═════ Source excerpt ═════
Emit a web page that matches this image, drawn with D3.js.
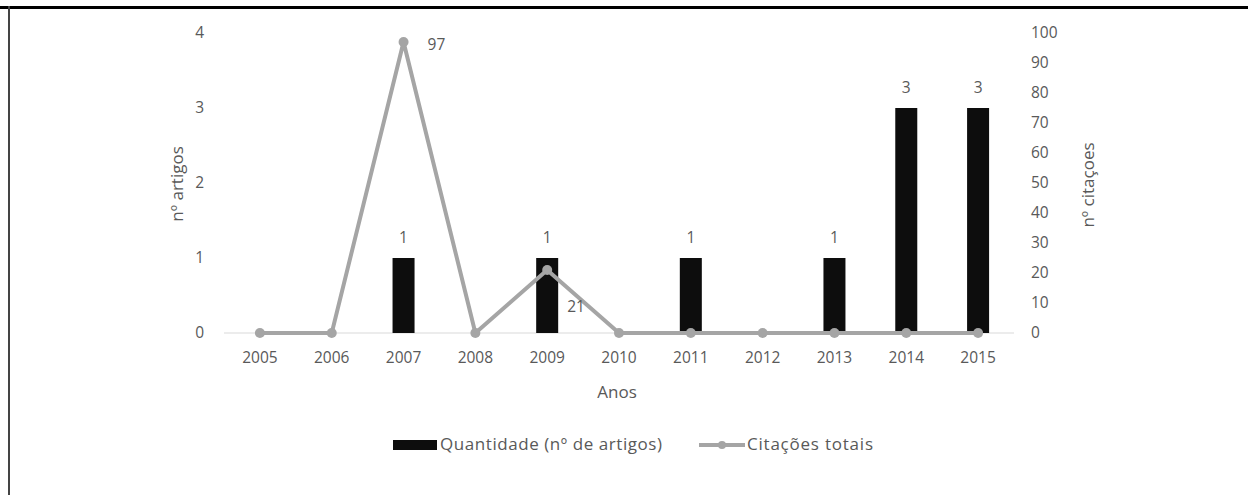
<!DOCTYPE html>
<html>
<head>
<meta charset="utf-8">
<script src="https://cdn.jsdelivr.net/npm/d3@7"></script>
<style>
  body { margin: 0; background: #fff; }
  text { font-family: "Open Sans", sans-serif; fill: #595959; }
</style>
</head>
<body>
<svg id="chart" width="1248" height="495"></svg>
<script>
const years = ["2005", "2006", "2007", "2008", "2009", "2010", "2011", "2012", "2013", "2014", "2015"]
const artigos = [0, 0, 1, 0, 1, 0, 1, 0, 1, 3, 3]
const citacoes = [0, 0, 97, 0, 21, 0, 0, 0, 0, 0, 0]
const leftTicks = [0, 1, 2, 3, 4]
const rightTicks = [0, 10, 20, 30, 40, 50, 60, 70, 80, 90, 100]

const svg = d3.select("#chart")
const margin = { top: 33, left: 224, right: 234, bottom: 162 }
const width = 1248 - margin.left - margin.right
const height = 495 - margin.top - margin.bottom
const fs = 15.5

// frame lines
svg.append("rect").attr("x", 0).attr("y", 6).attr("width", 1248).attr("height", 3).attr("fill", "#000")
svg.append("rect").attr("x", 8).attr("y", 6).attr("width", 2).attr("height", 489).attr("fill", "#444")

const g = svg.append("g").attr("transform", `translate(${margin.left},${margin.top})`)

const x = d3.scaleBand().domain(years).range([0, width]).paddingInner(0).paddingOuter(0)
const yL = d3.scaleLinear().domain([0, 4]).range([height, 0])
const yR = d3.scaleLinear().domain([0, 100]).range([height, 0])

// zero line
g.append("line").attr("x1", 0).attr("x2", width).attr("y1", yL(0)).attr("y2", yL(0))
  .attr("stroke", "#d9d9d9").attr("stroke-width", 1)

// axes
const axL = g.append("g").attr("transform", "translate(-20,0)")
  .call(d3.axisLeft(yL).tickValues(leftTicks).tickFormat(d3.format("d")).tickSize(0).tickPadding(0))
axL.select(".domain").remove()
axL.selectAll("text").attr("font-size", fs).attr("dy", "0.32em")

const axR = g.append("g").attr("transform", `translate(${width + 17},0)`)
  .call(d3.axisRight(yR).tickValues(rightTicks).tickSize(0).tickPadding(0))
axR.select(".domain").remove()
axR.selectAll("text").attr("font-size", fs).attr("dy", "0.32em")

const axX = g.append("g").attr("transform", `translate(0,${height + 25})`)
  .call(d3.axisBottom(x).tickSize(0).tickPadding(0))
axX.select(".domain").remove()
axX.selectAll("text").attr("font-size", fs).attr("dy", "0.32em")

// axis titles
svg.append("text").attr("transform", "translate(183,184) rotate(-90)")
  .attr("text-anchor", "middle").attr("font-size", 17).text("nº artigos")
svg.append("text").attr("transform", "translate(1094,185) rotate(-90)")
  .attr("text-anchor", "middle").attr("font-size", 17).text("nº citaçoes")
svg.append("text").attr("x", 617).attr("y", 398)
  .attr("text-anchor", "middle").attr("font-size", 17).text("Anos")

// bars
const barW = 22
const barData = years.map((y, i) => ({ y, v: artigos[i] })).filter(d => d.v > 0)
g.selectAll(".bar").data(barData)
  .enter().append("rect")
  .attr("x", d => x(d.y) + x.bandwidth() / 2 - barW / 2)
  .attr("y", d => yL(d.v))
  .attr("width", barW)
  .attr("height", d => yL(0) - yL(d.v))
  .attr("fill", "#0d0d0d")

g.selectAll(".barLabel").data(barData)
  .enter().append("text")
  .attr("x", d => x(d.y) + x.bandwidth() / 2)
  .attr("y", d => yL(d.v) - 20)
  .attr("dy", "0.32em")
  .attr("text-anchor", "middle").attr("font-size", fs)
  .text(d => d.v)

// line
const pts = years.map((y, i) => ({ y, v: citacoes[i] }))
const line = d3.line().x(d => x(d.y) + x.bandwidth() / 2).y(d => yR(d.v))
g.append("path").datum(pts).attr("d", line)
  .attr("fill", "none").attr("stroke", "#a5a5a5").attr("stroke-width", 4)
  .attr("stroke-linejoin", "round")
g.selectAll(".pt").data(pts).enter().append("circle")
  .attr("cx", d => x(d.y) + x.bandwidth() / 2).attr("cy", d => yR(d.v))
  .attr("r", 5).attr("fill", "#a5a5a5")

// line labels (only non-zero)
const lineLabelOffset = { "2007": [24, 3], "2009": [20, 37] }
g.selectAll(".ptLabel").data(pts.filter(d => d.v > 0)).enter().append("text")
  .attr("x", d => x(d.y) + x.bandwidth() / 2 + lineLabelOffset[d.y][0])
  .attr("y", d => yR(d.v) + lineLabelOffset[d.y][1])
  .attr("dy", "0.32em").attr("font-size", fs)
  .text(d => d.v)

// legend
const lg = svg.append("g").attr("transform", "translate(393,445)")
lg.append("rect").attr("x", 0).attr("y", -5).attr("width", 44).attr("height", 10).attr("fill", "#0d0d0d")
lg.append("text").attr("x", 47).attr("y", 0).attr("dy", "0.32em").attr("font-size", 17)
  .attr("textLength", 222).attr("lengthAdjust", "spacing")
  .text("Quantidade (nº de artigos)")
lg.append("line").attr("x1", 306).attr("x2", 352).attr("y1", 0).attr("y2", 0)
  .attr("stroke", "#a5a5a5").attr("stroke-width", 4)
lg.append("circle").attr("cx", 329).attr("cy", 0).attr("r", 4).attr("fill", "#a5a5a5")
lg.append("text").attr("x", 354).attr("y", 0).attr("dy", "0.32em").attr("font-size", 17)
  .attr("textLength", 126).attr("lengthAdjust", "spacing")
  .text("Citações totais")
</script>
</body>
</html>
═════
* [Problem description]
Return each line exactly as written. Any picture gets left out.

* [Answer to the problem]
Emit a web page that matches this image, drawn with D3.js.
<!DOCTYPE html>
<html>
<head>
<meta charset="utf-8">
<script src="https://cdn.jsdelivr.net/npm/d3@7"></script>
<style>
  body { margin: 0; background: #fff; }
  text { font-family: "Open Sans", sans-serif; fill: #595959; }
</style>
</head>
<body>
<svg id="chart" width="1248" height="495"></svg>
<script>
const years = ["2005", "2006", "2007", "2008", "2009", "2010", "2011", "2012", "2013", "2014", "2015"]
const artigos = [0, 0, 1, 0, 1, 0, 1, 0, 1, 3, 3]
const citacoes = [0, 0, 97, 0, 21, 0, 0, 0, 0, 0, 0]
const leftTicks = [0, 1, 2, 3, 4]
const rightTicks = [0, 10, 20, 30, 40, 50, 60, 70, 80, 90, 100]

const svg = d3.select("#chart")
const margin = { top: 33, left: 224, right: 234, bottom: 162 }
const width = 1248 - margin.left - margin.right
const height = 495 - margin.top - margin.bottom
const fs = 15.5

// frame lines
svg.append("rect").attr("x", 0).attr("y", 6).attr("width", 1248).attr("height", 3).attr("fill", "#000")
svg.append("rect").attr("x", 8).attr("y", 6).attr("width", 2).attr("height", 489).attr("fill", "#444")

const g = svg.append("g").attr("transform", `translate(${margin.left},${margin.top})`)

const x = d3.scaleBand().domain(years).range([0, width]).paddingInner(0).paddingOuter(0)
const yL = d3.scaleLinear().domain([0, 4]).range([height, 0])
const yR = d3.scaleLinear().domain([0, 100]).range([height, 0])

// zero line
g.append("line").attr("x1", 0).attr("x2", width).attr("y1", yL(0)).attr("y2", yL(0))
  .attr("stroke", "#d9d9d9").attr("stroke-width", 1)

// axes
const axL = g.append("g").attr("transform", "translate(-20,0)")
  .call(d3.axisLeft(yL).tickValues(leftTicks).tickFormat(d3.format("d")).tickSize(0).tickPadding(0))
axL.select(".domain").remove()
axL.selectAll("text").attr("font-size", fs).attr("dy", "0.32em")

const axR = g.append("g").attr("transform", `translate(${width + 17},0)`)
  .call(d3.axisRight(yR).tickValues(rightTicks).tickSize(0).tickPadding(0))
axR.select(".domain").remove()
axR.selectAll("text").attr("font-size", fs).attr("dy", "0.32em")

const axX = g.append("g").attr("transform", `translate(0,${height + 25})`)
  .call(d3.axisBottom(x).tickSize(0).tickPadding(0))
axX.select(".domain").remove()
axX.selectAll("text").attr("font-size", fs).attr("dy", "0.32em")

// axis titles
svg.append("text").attr("transform", "translate(183,184) rotate(-90)")
  .attr("text-anchor", "middle").attr("font-size", 17).text("nº artigos")
svg.append("text").attr("transform", "translate(1094,185) rotate(-90)")
  .attr("text-anchor", "middle").attr("font-size", 17).text("nº citaçoes")
svg.append("text").attr("x", 617).attr("y", 398)
  .attr("text-anchor", "middle").attr("font-size", 17).text("Anos")

// bars
const barW = 22
const barData = years.map((y, i) => ({ y, v: artigos[i] })).filter(d => d.v > 0)
g.selectAll(".bar").data(barData)
  .enter().append("rect")
  .attr("x", d => x(d.y) + x.bandwidth() / 2 - barW / 2)
  .attr("y", d => yL(d.v))
  .attr("width", barW)
  .attr("height", d => yL(0) - yL(d.v))
  .attr("fill", "#0d0d0d")

g.selectAll(".barLabel").data(barData)
  .enter().append("text")
  .attr("x", d => x(d.y) + x.bandwidth() / 2)
  .attr("y", d => yL(d.v) - 20)
  .attr("dy", "0.32em")
  .attr("text-anchor", "middle").attr("font-size", fs)
  .text(d => d.v)

// line
const pts = years.map((y, i) => ({ y, v: citacoes[i] }))
const line = d3.line().x(d => x(d.y) + x.bandwidth() / 2).y(d => yR(d.v))
g.append("path").datum(pts).attr("d", line)
  .attr("fill", "none").attr("stroke", "#a5a5a5").attr("stroke-width", 4)
  .attr("stroke-linejoin", "round")
g.selectAll(".pt").data(pts).enter().append("circle")
  .attr("cx", d => x(d.y) + x.bandwidth() / 2).attr("cy", d => yR(d.v))
  .attr("r", 5).attr("fill", "#a5a5a5")

// line labels (only non-zero)
const lineLabelOffset = { "2007": [24, 3], "2009": [20, 37] }
g.selectAll(".ptLabel").data(pts.filter(d => d.v > 0)).enter().append("text")
  .attr("x", d => x(d.y) + x.bandwidth() / 2 + lineLabelOffset[d.y][0])
  .attr("y", d => yR(d.v) + lineLabelOffset[d.y][1])
  .attr("dy", "0.32em").attr("font-size", fs)
  .text(d => d.v)

// legend
const lg = svg.append("g").attr("transform", "translate(393,445)")
lg.append("rect").attr("x", 0).attr("y", -5).attr("width", 44).attr("height", 10).attr("fill", "#0d0d0d")
lg.append("text").attr("x", 47).attr("y", 0).attr("dy", "0.32em").attr("font-size", 17)
  .attr("textLength", 222).attr("lengthAdjust", "spacing")
  .text("Quantidade (nº de artigos)")
lg.append("line").attr("x1", 306).attr("x2", 352).attr("y1", 0).attr("y2", 0)
  .attr("stroke", "#a5a5a5").attr("stroke-width", 4)
lg.append("circle").attr("cx", 329).attr("cy", 0).attr("r", 4).attr("fill", "#a5a5a5")
lg.append("text").attr("x", 354).attr("y", 0).attr("dy", "0.32em").attr("font-size", 17)
  .attr("textLength", 126).attr("lengthAdjust", "spacing")
  .text("Citações totais")
</script>
</body>
</html>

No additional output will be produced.